**WRITTEN TASK**
Retype exactly what runs from the first line of the data to the line with "['#FF0000', '#0F870F', '#FF00FF', '#FFD700', '#0000FF'];", keeping both of those lines and skipping pictures.

**GIVEN MATERIAL**
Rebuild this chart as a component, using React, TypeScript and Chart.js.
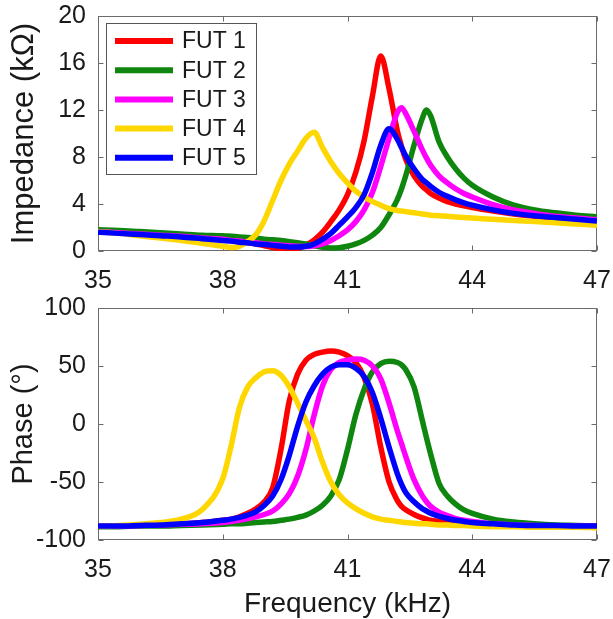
import React, { useEffect, useRef } from 'react';
import { Chart, registerables } from 'chart.js';

Chart.register(...registerables);

// Frequency grid (kHz)
const freqKHz = [
  35, 35.5, 36, 36.5, 37, 37.5, 38, 38.2, 38.4, 38.6, 38.8, 39, 39.2, 39.4, 39.6, 39.8,
  40, 40.2, 40.4, 40.6, 40.8, 41, 41.2, 41.4, 41.6, 41.8, 42, 42.2, 42.3, 42.4, 42.6, 42.8,
  42.9, 43, 43.2, 43.4, 43.6, 43.8, 44, 44.5, 45, 45.5, 46, 46.5, 47,
];

const seriesLabels = ['FUT 1', 'FUT 2', 'FUT 3', 'FUT 4', 'FUT 5'];
const seriesColors = ['#FF0000', '#0F870F', '#FF00FF', '#FFD700', '#0000FF'];

// Impedance (kOhm)
const impFUT1 = [1.75, 1.65, 1.55, 1.45, 1.3, 1.15, 1.0, 0.9, 0.8, 0.7, 0.6, 0.45, 0.3, 0.15, 0.08, 0.2,
  0.5, 0.95, 1.6, 2.5, 3.5, 4.8, 6.7, 9.4, 13.2, 16.6, 13.8, 10.2, 8.9, 7.8, 6.4, 5.5,
  5.2, 4.9, 4.5, 4.2, 4.0, 3.85, 3.7, 3.4, 3.15, 2.95, 2.8, 2.7, 2.6];
const impFUT2 = [1.8, 1.75, 1.65, 1.55, 1.45, 1.35, 1.3, 1.25, 1.2, 1.15, 1.1, 1.0, 0.95, 0.9, 0.8, 0.7,
  0.6, 0.45, 0.32, 0.25, 0.28, 0.4, 0.6, 0.9, 1.35, 2.0, 3.1, 4.4, 5.3, 6.4, 9.0, 11.3,
  12.0, 11.5, 9.3, 8.0, 7.0, 6.2, 5.6, 4.6, 3.9, 3.5, 3.25, 3.05, 2.9];
const impFUT3 = [1.65, 1.55, 1.45, 1.35, 1.25, 1.1, 1.0, 0.9, 0.85, 0.75, 0.7, 0.6, 0.55, 0.5, 0.45, 0.4,
  0.38, 0.45, 0.6, 0.9, 1.3, 1.8, 2.5, 3.5, 5.0, 7.2, 9.6, 11.8, 12.2, 11.7, 10.2, 8.6,
  7.9, 7.3, 6.4, 5.8, 5.3, 4.9, 4.6, 3.95, 3.5, 3.2, 2.95, 2.8, 2.65];
const impFUT4 = [1.65, 1.5, 1.3, 1.1, 0.9, 0.65, 0.4, 0.3, 0.4, 0.8, 1.4, 2.6, 4.3, 6.0, 7.4, 8.5,
  9.6, 10.1, 8.8, 7.6, 6.6, 5.8, 5.1, 4.6, 4.2, 3.9, 3.6, 3.45, 3.4, 3.35, 3.25, 3.15,
  3.1, 3.05, 3.0, 2.95, 2.9, 2.85, 2.8, 2.7, 2.6, 2.5, 2.4, 2.3, 2.2];
const impFUT5 = [1.6, 1.5, 1.4, 1.3, 1.2, 1.05, 0.9, 0.85, 0.75, 0.7, 0.6, 0.55, 0.48, 0.4, 0.35, 0.33,
  0.4, 0.6, 1.0, 1.5, 2.2, 2.9, 3.7, 4.8, 6.7, 9.0, 10.4, 9.5, 8.8, 8.1, 7.0, 6.1,
  5.8, 5.5, 5.0, 4.65, 4.35, 4.1, 3.9, 3.5, 3.2, 3.0, 2.85, 2.7, 2.55];

// Phase (degrees)
const phaseFUT1 = [-88, -88, -87.5, -87, -86, -85, -83, -82, -80, -77, -73, -67, -55, -22, 20, 43,
  55, 60, 62, 63, 62, 59, 53, 40, 17, -20, -50, -66, -71, -74, -78, -81,
  -82, -83, -84, -85, -85.5, -86, -86.5, -87, -87.5, -87.5, -88, -88, -88];
const phaseFUT2 = [-88.5, -88.5, -88, -88, -87.5, -87, -86.5, -86, -86, -85.5, -85, -84.5, -84, -83, -82, -80.5,
  -78.5, -75, -70, -62, -48, -22, 8, 30, 45, 52, 54, 53, 51, 47, 32, 3,
  -12, -26, -51, -62, -69, -74, -77, -82, -84.5, -86, -87, -87.5, -88];
const phaseFUT3 = [-88, -88, -87.5, -87, -86.5, -86, -85, -84, -83, -81.5, -80, -78, -75, -69, -60, -45,
  -22, 8, 33, 47, 53, 55, 56, 55, 50, 39, 18, -6, -17, -28, -48, -62,
  -67, -71, -76, -79, -81.5, -83, -84, -86, -87, -87.5, -88, -88, -88];
const phaseFUT4 = [-88, -87.5, -86.5, -85, -82, -74, -47, -19, 14, 32, 40, 45, 46, 42, 32, 18,
  3, -12, -33, -50, -61, -68, -73, -77, -80, -82, -83, -84, -84.5, -85, -85.5, -86,
  -86, -86.5, -87, -87, -87.5, -87.5, -88, -88.5, -88.5, -89, -89, -89, -89.5];
const phaseFUT5 = [-88, -88, -87.5, -87, -86, -85, -83, -82, -80.5, -78.5, -75.5, -70, -62, -48, -27, -2,
  19, 33, 43, 49, 51, 51, 48, 41, 27, 5, -20, -43, -52, -59, -67, -73,
  -75, -77, -79.5, -81.5, -83, -84, -85, -86, -87, -87.5, -87.5, -88, -88];

const impSeries = [impFUT1, impFUT2, impFUT3, impFUT4, impFUT5];
const phaseSeries = [phaseFUT1, phaseFUT2, phaseFUT3, phaseFUT4, phaseFUT5];

const freqMin = 35;
const freqMax = 47;
const freqStep = 3;
const impMin = 0;
const impMax = 20;
const impStep = 4;
const phaseMin = -100;
const phaseMax = 100;
const phaseStep = 50;

const FONT = '"Liberation Sans", Arial, Helvetica, sans-serif';
const TEXT = '#1a1a1a';

function makeDatasets(series: number[][]) {
  return series.map((vals, i) => ({
    label: seriesLabels[i],
    data: freqKHz.map((f, j) => ({ x: f, y: vals[j] })),
    borderColor: seriesColors[i],
    backgroundColor: seriesColors[i],
    borderWidth: 5.5,
    pointRadius: 0,
    fill: false,
    cubicInterpolationMode: 'monotone' as const,
    order: seriesLabels.length - 1 - i,
  }));
}

const framePlugin = {
  id: 'matlabFrame',
  beforeDatasetsDraw(chart: any) {
    const { ctx, chartArea: a, scales } = chart;
    const L = Math.round(a.left) + 0.5;
    const R = Math.round(a.right) - 0.5;
    const T = Math.round(a.top) + 0.5;
    const B = Math.round(a.bottom) - 0.5;
    ctx.save();
    ctx.strokeStyle = '#6b6b6b';
    ctx.lineWidth = 1;
    ctx.strokeRect(L, T, R - L, B - T);
    const tl = 5;
    ctx.beginPath();
    scales.x.ticks.forEach((t: any) => {
      const px = Math.round(scales.x.getPixelForValue(t.value)) + 0.5;
      ctx.moveTo(px, B); ctx.lineTo(px, B - tl);
      ctx.moveTo(px, T); ctx.lineTo(px, T + tl);
    });
    scales.y.ticks.forEach((t: any) => {
      const py = Math.round(scales.y.getPixelForValue(t.value)) + 0.5;
      ctx.moveTo(L, py); ctx.lineTo(L + tl, py);
      ctx.moveTo(R, py); ctx.lineTo(R - tl, py);
    });
    ctx.stroke();
    ctx.restore();
  },
};

const legendPlugin = {
  id: 'boxLegend',
  afterDatasetsDraw(chart: any) {
    const { ctx } = chart;
    const bx = 106.5, by = 23.5, bw = 150, bh = 151;
    ctx.save();
    ctx.fillStyle = '#ffffff';
    ctx.fillRect(bx, by, bw, bh);
    ctx.strokeStyle = '#555555';
    ctx.lineWidth = 1;
    ctx.strokeRect(bx, by, bw, bh);
    const rowH = 29.2;
    const y0 = 41;
    chart.data.datasets.forEach((ds: any, i: number) => {
      const y = y0 + i * rowH;
      ctx.strokeStyle = ds.borderColor;
      ctx.lineWidth = 6;
      ctx.beginPath();
      ctx.moveTo(115, y);
      ctx.lineTo(173, y);
      ctx.stroke();
      ctx.fillStyle = TEXT;
      ctx.font = `23px ${FONT}`;
      ctx.textAlign = 'left';
      ctx.textBaseline = 'middle';
      ctx.fillText(ds.label, 182, y + 1);
    });
    ctx.restore();
  },
};

function xScale(height: number, withTitle: boolean) {
  return {
    type: 'linear' as const,
    min: freqMin,
    max: freqMax,
    ticks: { stepSize: freqStep, padding: 15, color: TEXT, font: { family: FONT, size: 25 }, maxRotation: 0, autoSkip: false },
    grid: { display: false, drawTicks: false },
    border: { display: false },
    title: withTitle
      ? { display: true, text: 'Frequency (kHz)', color: TEXT, font: { family: FONT, size: 28, lineHeight: 1 }, padding: { top: 0, bottom: 1 } }
      : { display: false },
    afterFit: (s: any) => {
      s.height = height;
      s.paddingLeft = 0;
      s.paddingRight = 0;
    },
  };
}

function yScale(min: number, max: number, step: number, title: string, titleSize: number) {
  return {
    type: 'linear' as const,
    min,
    max,
    ticks: { stepSize: step, padding: 12, color: TEXT, font: { family: FONT, size: 25 } },
    grid: { display: false, drawTicks: false },
    border: { display: false },
    title: { display: true, text: title, color: TEXT, font: { family: FONT, size: titleSize, lineHeight: 1 }, padding: { top: 9, bottom: 0 } },
    afterFit: (s: any) => {
      s.width = 98;
      s.paddingTop = 0;
      s.paddingBottom = 0;
    },
  };
}

export default function App() {
  const topRef = useRef<HTMLCanvasElement>(null);
  const botRef = useRef<HTMLCanvasElement>(null);

  useEffect(() => {
    const top = new Chart(topRef.current as HTMLCanvasElement, {
      type: 'line',
      data: { datasets: makeDatasets(impSeries) as any },
      options: {
        animation: false,
        responsive: true,
        maintainAspectRatio: false,
        layout: { padding: { top: 16, right: 16, left: 0, bottom: 0 } },
        plugins: { legend: { display: false }, tooltip: { enabled: false } },
        scales: {
          x: xScale(39, false) as any,
          y: yScale(impMin, impMax, impStep, 'Impedance (kΩ)', 31) as any,
        },
      },
      plugins: [framePlugin, legendPlugin],
    });
    const bot = new Chart(botRef.current as HTMLCanvasElement, {
      type: 'line',
      data: { datasets: makeDatasets(phaseSeries) as any },
      options: {
        animation: false,
        responsive: true,
        maintainAspectRatio: false,
        layout: { padding: { top: 18, right: 16, left: 0, bottom: 0 } },
        plugins: { legend: { display: false }, tooltip: { enabled: false } },
        scales: {
          x: xScale(79, true) as any,
          y: yScale(phaseMin, phaseMax, phaseStep, 'Phase (°)', 29) as any,
        },
      },
      plugins: [framePlugin],
    });
    return () => {
      top.destroy();
      bot.destroy();
    };
  }, []);

  return (
    <div style={{ position: 'absolute', left: 0, top: 0, width: 613, height: 619, background: '#ffffff' }}>
      <div style={{ position: 'absolute', left: 0, top: 0, width: 613, height: 290 }}>
        <canvas ref={topRef} />
      </div>
      <div style={{ position: 'absolute', left: 0, top: 290, width: 613, height: 329 }}>
        <canvas ref={botRef} />
      </div>
    </div>
  );
}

**FINISHED ANSWER**
Rebuild this chart as a component, using React, TypeScript and Chart.js.
import React, { useEffect, useRef } from 'react';
import { Chart, registerables } from 'chart.js';

Chart.register(...registerables);

// Frequency grid (kHz)
const freqKHz = [
  35, 35.5, 36, 36.5, 37, 37.5, 38, 38.2, 38.4, 38.6, 38.8, 39, 39.2, 39.4, 39.6, 39.8,
  40, 40.2, 40.4, 40.6, 40.8, 41, 41.2, 41.4, 41.6, 41.8, 42, 42.2, 42.3, 42.4, 42.6, 42.8,
  42.9, 43, 43.2, 43.4, 43.6, 43.8, 44, 44.5, 45, 45.5, 46, 46.5, 47,
];

const seriesLabels = ['FUT 1', 'FUT 2', 'FUT 3', 'FUT 4', 'FUT 5'];
const seriesColors = ['#FF0000', '#0F870F', '#FF00FF', '#FFD700', '#0000FF'];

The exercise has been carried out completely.